The International Monetary Fund projects Nigeria’s inflation rate to average 26.5% in 2025, following the recent rebasing of the Consumer Price Index by the National Bureau of Statistics.
While this marks a decline from 33.2% in 2024, inflation is expected to rise again to 37.0% in 2026.
This forecast is outlined in the IMF’s April 2025 World Economic Outlook, which presents a cautious view of Nigeria’s macroeconomic outlook amidst reform-driven adjustments and external volatility.
Although inflation is expected to temporarily slow, the IMF cautions that achieving price stability remains a significant challenge.
While inflation is expected to moderate in the short term, Nigeria’s external position faces pressure. The IMF forecasts the current account surplus will shrink from 9.1% of GDP in 2024 to 6.9% in 2025, and further to 5.2% in 2026.
According to CBN data, Nigeria posted a Balance of Payments surplus of $6.83 billion in 2024, the first in three years. This was driven by a $17.22 billion surplus in the current and capital accounts, bolstered by a goods trade surplus of $13.17 billion.

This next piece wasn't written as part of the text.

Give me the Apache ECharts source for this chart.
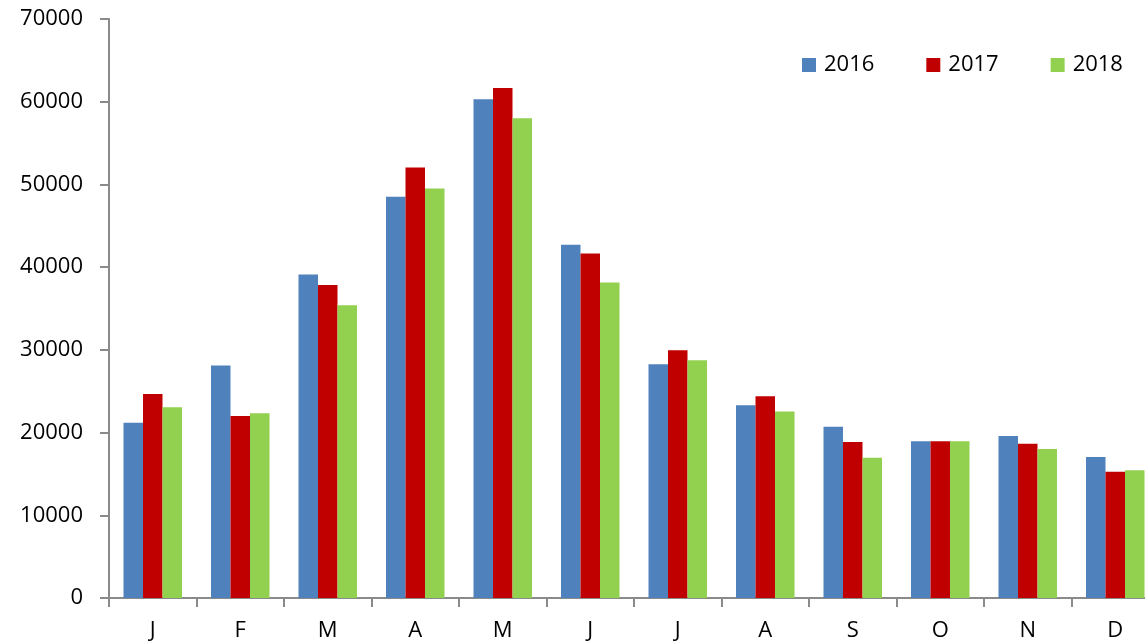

However, the sustainability of this surplus remains uncertain.
JP Morgan has cautioned that prolonged oil prices below Nigeria’s fiscal breakeven of $60 per barrel could lead to a current account deficit.
On the other hand, Fitch Ratings expects a moderate surplus, averaging 3.3% of GDP over 2025–2026, driven by refinery projects and energy reforms.
The IMF also revised Nigeria’s GDP growth forecast downward to 3.0% in 2025 and 2.7% in 2026, from 3.4% in 2024. The 2025 and 2026 forecasts were revised lower by 0.2 and 0.3 percentage points, respectively, due to lower expected oil receipts.
Nigeria’s real per capita output is projected to increase by only 0.6% in 2025 and 0.3% in 2026, reflecting minimal improvements in individual income levels despite overall economic growth. This growth rate lags behind the Sub-Saharan Africa average, highlighting persistent inequality and weak household purchasing power.
In January 2025, the NBS revised the CPI base year from 2009 to 2024 to align with more recent household spending patterns.
As a result, the inflation rate was adjusted, easing to 24.48% in January from 34.80% in December 2024.
Inflation continued to moderate in February, falling to 23.18%, but edged up to 24.23% in March, highlighting persistent cost-of-living pressures.